Für Bruder Jonas allerdings sind Beruf und Hobby dasselbe. Musik machen und Pin-Ball spielen, gibt er als die Beschäftigungen an, die er am liebsten in seiner Freizeit macht. Auch Konzerte von anderen Künstlern besucht der 27jährige Vollblutmusiker gerne. "U2 im Wembley-Stadion - das habe ich mir angesehen. Jenny dagegen versäumt es nicht, Whitney Houston einen Besuch abzustatten, wann immer die Möglichkeit besteht: "Durch unsere Plattenfirma haben wir schon ab und zu Gelegenheit, Konzerte von anderen Künstlern zu sehen. Das ist ja auch wichtig. Wir haben uns auch die Show von Magier David Copperfield angesehen."

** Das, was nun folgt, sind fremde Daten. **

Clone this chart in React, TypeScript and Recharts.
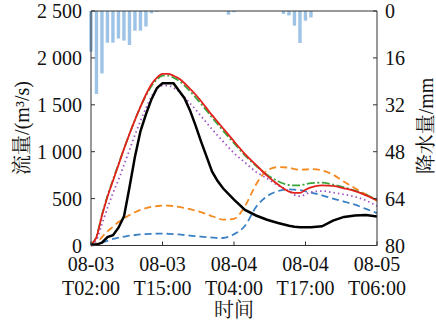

Die Sonnenseiten des Erfolges wissen Ace of Base zu schätzen. Anstatt jedoch damit zu protzen, genießen sie es einfach. "Natürlich verändert man sich durch so einen Erfolg ein wenig", gesteht Jonas. "Vor einigen Jahren wäre ich niemals in so feinen Hotels abgestiegen, wie es jetzt bei uns üblich ist." Man gönnt sich ja sonst kaum etwas... Trotzdem schränkt er sofort wieder ein: "Aber wenn wir mit dem nächsten Album nicht die Erwartungen erfüllen können, die jeder an uns hat, dann sind wir erst einmal weg vom Fenster. Dann fangen wir eben wieder von vorne an. Eigentlich sind es mehr die Leute um einen herum, die sich verändert haben. Sie halten dich plötzlich für einen Star, und irgendwie haben sie Schwierigkeiten damit, einen Pop-Star zum Freund zu haben."

Alle Musiker haben Vorbehalte gegenüber oberflächlichen neuen Bekanntschaften. Jenny traut diesem Frieden nicht: "Man weiß ja nie, ob man diese Freunde auch dann noch hat, wenn es mit dem Erfolg vorbei ist."